Exercise: Look over the lines below. Report each one that includes the string "this".

Listing:
- - - - - - -

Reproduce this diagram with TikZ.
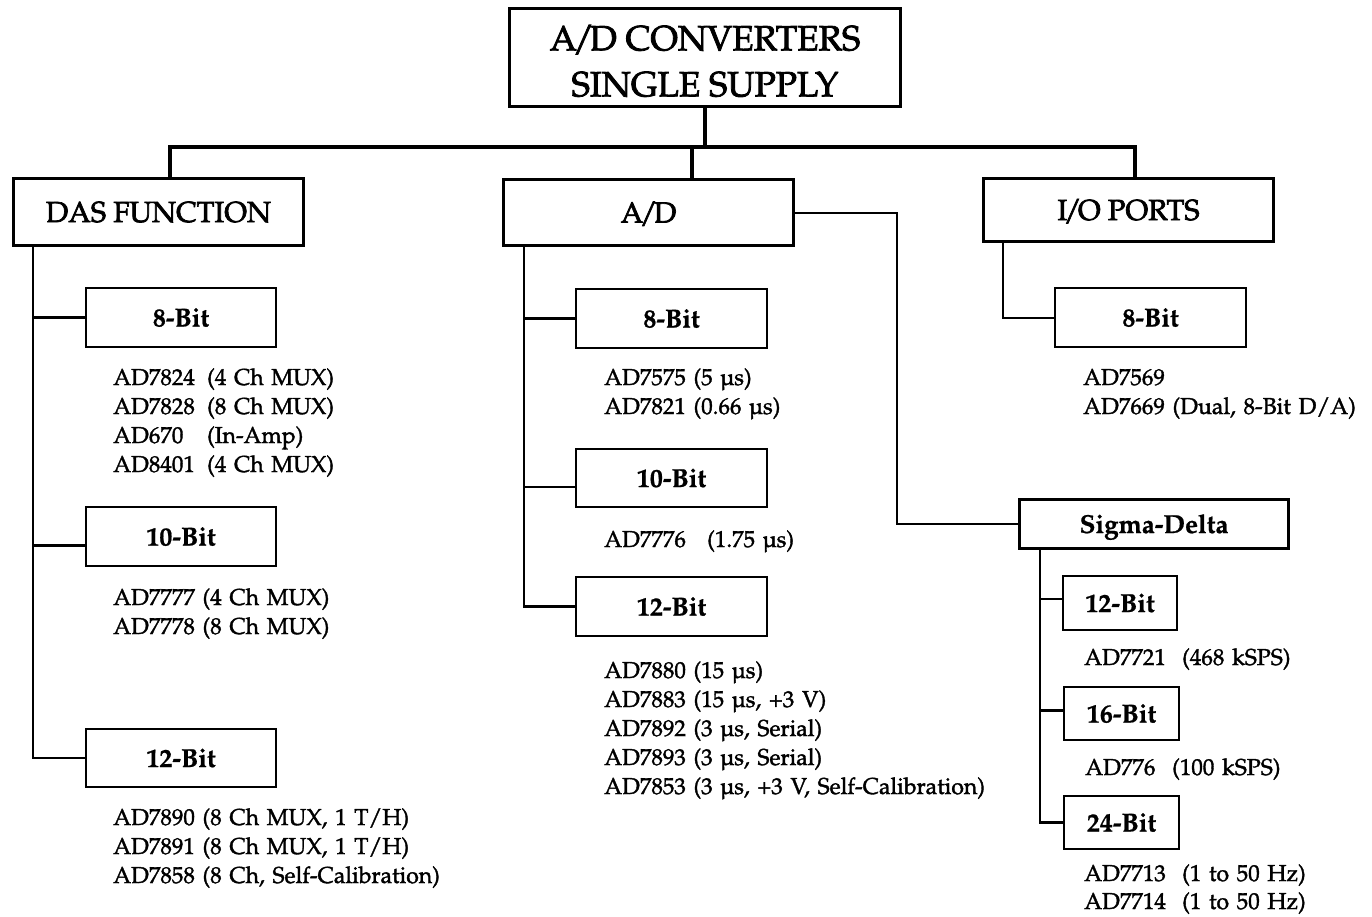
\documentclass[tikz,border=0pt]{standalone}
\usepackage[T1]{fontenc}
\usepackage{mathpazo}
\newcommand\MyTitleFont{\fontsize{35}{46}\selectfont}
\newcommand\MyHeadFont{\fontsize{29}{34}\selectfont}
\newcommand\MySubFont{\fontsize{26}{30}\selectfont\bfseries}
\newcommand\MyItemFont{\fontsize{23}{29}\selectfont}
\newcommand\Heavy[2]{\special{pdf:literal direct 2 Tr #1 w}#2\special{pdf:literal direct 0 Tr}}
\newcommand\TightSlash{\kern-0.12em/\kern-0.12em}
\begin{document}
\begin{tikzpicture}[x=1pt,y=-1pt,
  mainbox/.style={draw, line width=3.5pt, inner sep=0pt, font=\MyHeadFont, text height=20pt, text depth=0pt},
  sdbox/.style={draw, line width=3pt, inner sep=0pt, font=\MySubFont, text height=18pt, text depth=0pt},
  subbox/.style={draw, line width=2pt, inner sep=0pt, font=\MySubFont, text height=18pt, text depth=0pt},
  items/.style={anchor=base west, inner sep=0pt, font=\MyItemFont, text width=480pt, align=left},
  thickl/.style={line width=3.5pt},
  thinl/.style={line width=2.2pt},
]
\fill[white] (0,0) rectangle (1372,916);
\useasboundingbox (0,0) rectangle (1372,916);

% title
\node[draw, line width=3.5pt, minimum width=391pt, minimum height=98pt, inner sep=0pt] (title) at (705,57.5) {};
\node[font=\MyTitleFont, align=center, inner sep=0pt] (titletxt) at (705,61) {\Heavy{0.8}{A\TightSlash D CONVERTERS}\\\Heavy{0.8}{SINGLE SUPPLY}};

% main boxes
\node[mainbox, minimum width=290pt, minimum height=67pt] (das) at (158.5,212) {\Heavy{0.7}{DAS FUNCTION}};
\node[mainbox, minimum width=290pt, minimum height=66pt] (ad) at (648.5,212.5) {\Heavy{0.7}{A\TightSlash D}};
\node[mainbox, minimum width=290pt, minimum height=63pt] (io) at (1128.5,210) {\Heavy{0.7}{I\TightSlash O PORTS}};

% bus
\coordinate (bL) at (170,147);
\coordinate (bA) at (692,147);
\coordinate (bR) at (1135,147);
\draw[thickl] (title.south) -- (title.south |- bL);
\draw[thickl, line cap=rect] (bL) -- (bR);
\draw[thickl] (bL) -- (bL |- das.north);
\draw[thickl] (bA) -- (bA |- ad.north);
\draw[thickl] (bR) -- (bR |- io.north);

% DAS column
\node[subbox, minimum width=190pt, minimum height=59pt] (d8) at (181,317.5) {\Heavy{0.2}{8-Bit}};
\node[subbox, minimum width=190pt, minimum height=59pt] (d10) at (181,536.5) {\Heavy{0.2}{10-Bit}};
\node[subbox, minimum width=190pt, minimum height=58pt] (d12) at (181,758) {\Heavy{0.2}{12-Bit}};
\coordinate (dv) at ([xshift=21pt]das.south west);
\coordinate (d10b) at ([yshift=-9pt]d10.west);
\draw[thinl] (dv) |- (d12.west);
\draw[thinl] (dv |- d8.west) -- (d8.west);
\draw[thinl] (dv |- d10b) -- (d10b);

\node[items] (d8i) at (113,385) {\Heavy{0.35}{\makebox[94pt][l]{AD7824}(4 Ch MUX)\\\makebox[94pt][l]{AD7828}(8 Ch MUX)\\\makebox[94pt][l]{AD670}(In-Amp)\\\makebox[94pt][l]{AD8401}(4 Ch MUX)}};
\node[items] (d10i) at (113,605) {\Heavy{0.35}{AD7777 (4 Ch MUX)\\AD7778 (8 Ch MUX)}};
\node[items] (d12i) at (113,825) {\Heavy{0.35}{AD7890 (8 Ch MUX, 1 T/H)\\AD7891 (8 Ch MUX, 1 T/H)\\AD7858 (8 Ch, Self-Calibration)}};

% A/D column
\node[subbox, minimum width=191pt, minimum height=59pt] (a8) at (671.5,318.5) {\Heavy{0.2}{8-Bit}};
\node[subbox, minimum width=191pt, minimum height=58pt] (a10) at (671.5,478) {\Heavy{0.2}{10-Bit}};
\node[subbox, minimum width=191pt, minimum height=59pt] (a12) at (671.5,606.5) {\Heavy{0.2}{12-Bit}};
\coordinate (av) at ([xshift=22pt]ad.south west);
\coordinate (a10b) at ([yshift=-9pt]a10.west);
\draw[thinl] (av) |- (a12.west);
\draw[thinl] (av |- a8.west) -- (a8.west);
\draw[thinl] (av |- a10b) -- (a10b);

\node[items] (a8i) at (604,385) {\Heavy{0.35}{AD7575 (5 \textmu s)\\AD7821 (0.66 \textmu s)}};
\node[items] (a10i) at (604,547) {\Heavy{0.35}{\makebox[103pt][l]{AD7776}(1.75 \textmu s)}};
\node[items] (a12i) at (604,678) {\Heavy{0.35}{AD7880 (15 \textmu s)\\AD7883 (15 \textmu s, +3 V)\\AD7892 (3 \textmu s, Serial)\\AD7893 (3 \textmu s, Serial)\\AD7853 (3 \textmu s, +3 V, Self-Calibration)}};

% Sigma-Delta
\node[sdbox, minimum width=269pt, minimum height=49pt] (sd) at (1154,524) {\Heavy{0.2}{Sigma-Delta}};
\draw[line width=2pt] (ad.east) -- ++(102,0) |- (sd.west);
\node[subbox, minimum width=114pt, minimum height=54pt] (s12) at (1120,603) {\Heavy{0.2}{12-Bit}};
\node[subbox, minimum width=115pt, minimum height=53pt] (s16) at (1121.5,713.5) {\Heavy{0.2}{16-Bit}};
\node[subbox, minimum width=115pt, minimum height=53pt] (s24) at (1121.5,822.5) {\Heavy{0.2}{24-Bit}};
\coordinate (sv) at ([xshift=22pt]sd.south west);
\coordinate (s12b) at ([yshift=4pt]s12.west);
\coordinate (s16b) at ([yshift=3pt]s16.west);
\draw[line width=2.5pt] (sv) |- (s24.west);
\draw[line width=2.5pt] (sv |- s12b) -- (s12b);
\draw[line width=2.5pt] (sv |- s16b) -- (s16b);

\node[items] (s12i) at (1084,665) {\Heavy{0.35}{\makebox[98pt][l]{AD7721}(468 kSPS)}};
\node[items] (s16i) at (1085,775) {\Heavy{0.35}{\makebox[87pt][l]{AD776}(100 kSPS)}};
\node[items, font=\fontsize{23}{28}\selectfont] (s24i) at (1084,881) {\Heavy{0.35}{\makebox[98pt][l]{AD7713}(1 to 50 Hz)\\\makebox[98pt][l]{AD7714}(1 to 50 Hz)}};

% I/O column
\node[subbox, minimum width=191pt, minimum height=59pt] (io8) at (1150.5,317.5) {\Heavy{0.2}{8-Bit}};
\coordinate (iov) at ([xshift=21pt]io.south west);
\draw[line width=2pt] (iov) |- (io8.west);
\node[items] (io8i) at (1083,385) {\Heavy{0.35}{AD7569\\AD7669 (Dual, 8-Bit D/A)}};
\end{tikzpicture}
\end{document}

- - - - - - -

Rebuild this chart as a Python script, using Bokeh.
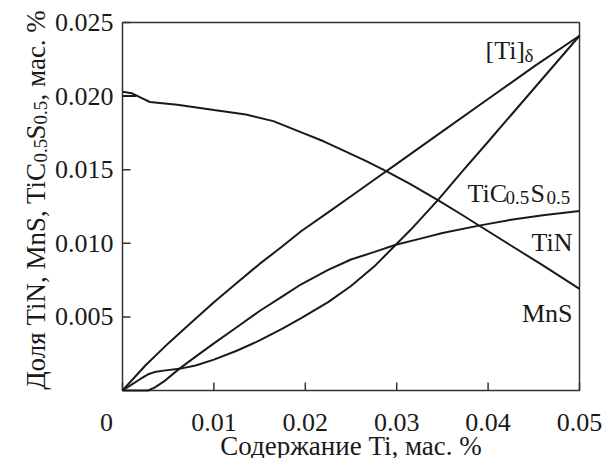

- - - - - - -

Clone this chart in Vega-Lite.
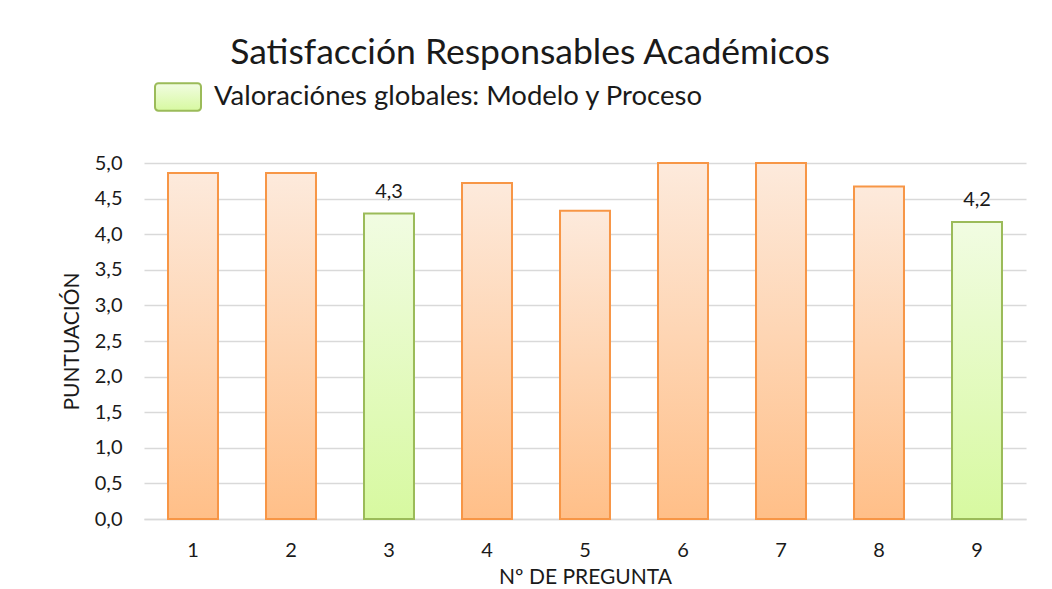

- - - - - - -

Expected output:
Reproduce this diagram with TikZ.
Rebuild this chart as a Python script, using Bokeh.
Clone this chart in Vega-Lite.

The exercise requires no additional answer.